Athens Mayor Dora Bakoyianni yesterday confronted in court a suspected top member of the November 17 terrorist group that assassinated her husband, conservative MP Pavlos Bakoyiannis, nearly 14 years ago in the city center.

“Why did you kill Bakoyiannis?” she asked Dimitris Koufodinas, a 45-year-old beekeeper suspected of having been the extreme left-wing group’s chief assassin. “Read our proclamation,” Koufodinas retorted. “It sets out the reasons very well.”

After the September 26, 1989 assassination in the entrance to the Kolonaki block of flats where Bakoyiannis had his office, N17 claimed it had killed the New Democracy MP for his alleged links with banker Giorgos Koskotas, who was at the heart of a massive corruption and embezzlement scandal that had brought down Andreas Papandreou’s socialist government a couple of months before the attack.

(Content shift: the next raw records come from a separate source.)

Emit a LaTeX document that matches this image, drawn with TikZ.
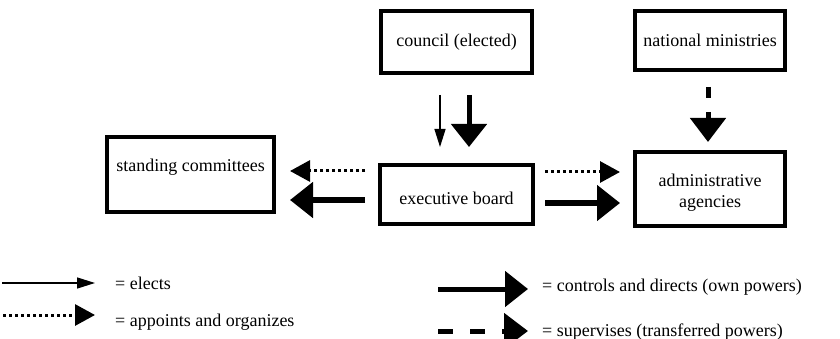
\documentclass[tikz,border=0pt]{standalone}
\usepackage{fontspec}
\setmainfont{Liberation Serif}
\usetikzlibrary{arrows.meta}
\begin{document}
\begin{tikzpicture}[x=1pt,y=-1pt,
  every node/.style={font=\rmfamily\fontsize{18}{21}\selectfont},
  box/.style={draw, line width=4.5pt, inner sep=0pt},
  txt/.style={inner sep=0pt},
  leg/.style={inner sep=0pt, anchor=west},
  electsarr/.style={line width=1.4pt, -{Triangle[length=18pt,width=11pt]}},
  appointarr/.style={line width=3pt, dash pattern=on 3pt off 3pt, -{Triangle[length=20pt,width=21pt]}},
  controlarr/.style={line width=5pt, -{Triangle[length=23pt,width=35pt]}},
  supervisearr/.style={line width=5pt, -{Triangle[length=24pt,width=35pt]}}
]
\useasboundingbox (0,0) rectangle (840,339);

% boxes
\node[box, minimum width=151pt, minimum height=62pt] (council) at (456.5,42) {council (elected)};
\node[box, minimum width=150pt, minimum height=59pt] (nat) at (710,40.5) {national ministries};
\node[box, minimum width=153pt, minimum height=59pt] (exec) at (456.5,194.5) {};
\node[txt] (exect) at (456.5,198) {executive board};
\node[box, minimum width=150pt, minimum height=74pt] (admin) at (710,189) {};
\node[txt, align=center] (admint) at (710,193) {administrative\\agencies};
\node[box, minimum width=167pt, minimum height=75pt] (sc) at (190.5,174.5) {};
\node[txt] (sct) at (190.5,167) {standing committees};

% connector end points
\coordinate (c1s) at (440,95);  \coordinate (c1e) at (440,147);
\coordinate (c2s) at (469,95);  \coordinate (c2e) at (469,147);
\coordinate (n1s) at (708,87);  \coordinate (n1e) at (708,142);
\coordinate (s1s) at (365,171); \coordinate (s1e) at (290,171);
\coordinate (s2s) at (365,200); \coordinate (s2e) at (290,200);
\coordinate (a1s) at (545,172); \coordinate (a1e) at (620,172);
\coordinate (a2s) at (545,203); \coordinate (a2e) at (620,203);

\draw[electsarr] (c1s) -- (c1e);
\draw[controlarr] (c2s) -- (c2e);
\draw[supervisearr, dash pattern=on 11pt off 14pt] (n1s) -- (n1e);
\draw[appointarr] (s1s) -- (s1e);
\draw[controlarr] (s2s) -- (s2e);
\draw[appointarr] (a1s) -- (a1e);
\draw[controlarr] (a2s) -- (a2e);

% legend
\coordinate (l1s) at (2,283);   \coordinate (l1e) at (95,283);
\coordinate (l2s) at (3,315);   \coordinate (l2e) at (95,315);
\coordinate (l3s) at (438,289); \coordinate (l3e) at (528,289);
\coordinate (l4s) at (438,331); \coordinate (l4e) at (528,331);
\draw[electsarr] (l1s) -- (l1e);
\draw[appointarr] (l2s) -- (l2e);
\draw[controlarr] (l3s) -- (l3e);
\draw[supervisearr, dash pattern=on 15pt off 17pt] (l4s) -- (l4e);

\node[leg] (t1) at (115,283) {= elects};
\node[leg] (t2) at (115,322) {= appoints and organizes};
\node[leg] (t3) at (542,287) {= controls and directs (own powers)};
\node[leg] (t4) at (542,332) {= supervises (transferred powers)};
\end{tikzpicture}
\end{document}
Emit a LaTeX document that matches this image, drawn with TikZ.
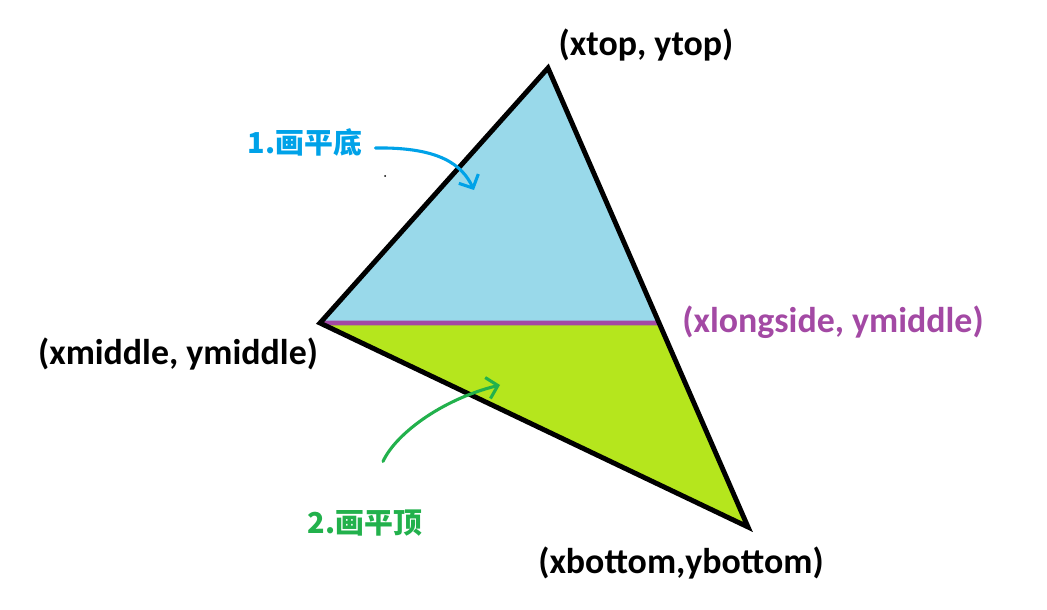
\documentclass[tikz,border=0pt]{standalone}
\usepackage{fontspec}
\setmainfont{Carlito}
\newfontfamily\cjk{Noto Sans CJK SC}
\usetikzlibrary{calc}
\usetikzlibrary{arrows.meta}
\definecolor{fillblue}{RGB}{153,217,234}
\definecolor{filllime}{RGB}{181,230,29}
\definecolor{splitpurple}{RGB}{163,73,164}
\definecolor{noteblue}{RGB}{0,162,232}
\definecolor{notegreen}{RGB}{34,177,76}
\tikzset{
  vertexlbl/.style={font=\bfseries\fontsize{25.5}{29}\selectfont, inner sep=0pt},
  notelbl/.style={font=\cjk\bfseries\fontsize{20.5}{24}\selectfont, inner sep=0pt},
  edge/.style={line width=3.5pt, line join=miter},
  hint/.style={line width=2.2pt, line cap=round, -{Straight Barb[length=2.6mm, width=5.4mm, line width=2.2pt]}}
}

\begin{document}
\begin{tikzpicture}[x=0.025cm, y=-0.025cm]
        \useasboundingbox (0,0) rectangle (1047,610);
        % vertices
        \coordinate (top) at (548,68);
        \coordinate (mid) at (320,323);
        \coordinate (bot) at (748,527);
        \coordinate (long) at ($(top)!0.5556!(bot)$);
        % halves
        \fill[fillblue] (top) -- (mid) -- (long) -- cycle;
        \fill[filllime] (mid) -- (long) -- (bot) -- cycle;
        \draw[splitpurple, line width=3.5pt] (mid) -- (long);
        \draw[edge] (top) -- (mid) -- (bot) -- cycle;
        % labels
        \node[vertexlbl] (toplbl) at (646,45) {(xtop, ytop)};
        \node[vertexlbl] (midlbl) at (178,354) {(xmiddle, ymiddle)};
        \node[vertexlbl, text=splitpurple] (longlbl) at (833,322) {(xlongside, ymiddle)};
        \node[vertexlbl] (botlbl) at (681,563) {(xbottom,ybottom)};
        % notes
        \node[notelbl, text=noteblue] (note1) at (305,142) {1.画平底};
        \node[notelbl, text=notegreen] (note2) at (365,523) {2.画平顶};
        \coordinate (hint1) at (474,190);
        \coordinate (hint2) at (500,385);
        \draw[hint, noteblue] ($(note1.east)+(13,6)$) .. controls (440,147) and (462,165) .. (hint1);
        \draw[hint, notegreen] ($(note2.north)+(18,-48)$) .. controls (395,435) and (440,400) .. (hint2);
        \fill (385,176) circle (1);
\end{tikzpicture}
\end{document}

But Bakoyiannis’s widow, who is also a leading New Democracy MP, told the court — which has been sitting since March 3 in the Athens Korydallos Prison where all 19 N17 defendants are held — that her husband had been killed either because he had been investigating local terrorist groups, or to stop his efforts to bring together left- and right-wing parties.

“The cause [of Bakoyiannis’s assassination] has been torturing all of us, and I hope this trial can help provide some answers,” she said. “There may have been information that he knew something. I know he was investigating the matter, as for him terrorism was tantamount to fascism.”

“The second reason... was that terrorists cannot bear the rationale of the Right making an alliance with the Left, for these people had not experienced the pain of civil war.” Bakoyianni said her husband’s killers were “unmanly cowards,” and “people of the lowest level.”

“They shot in the back an unarmed man whom they lacked the courage to look in the eye, to respond to his greeting,” she said. An eyewitness testified that he recognized the voice of a man he had seen in the building shouting at a screaming cleaner to be quiet as that of N17 suspect Savvas Xeros. He also identified a second man at the scene as defendant Iraklis Costaris.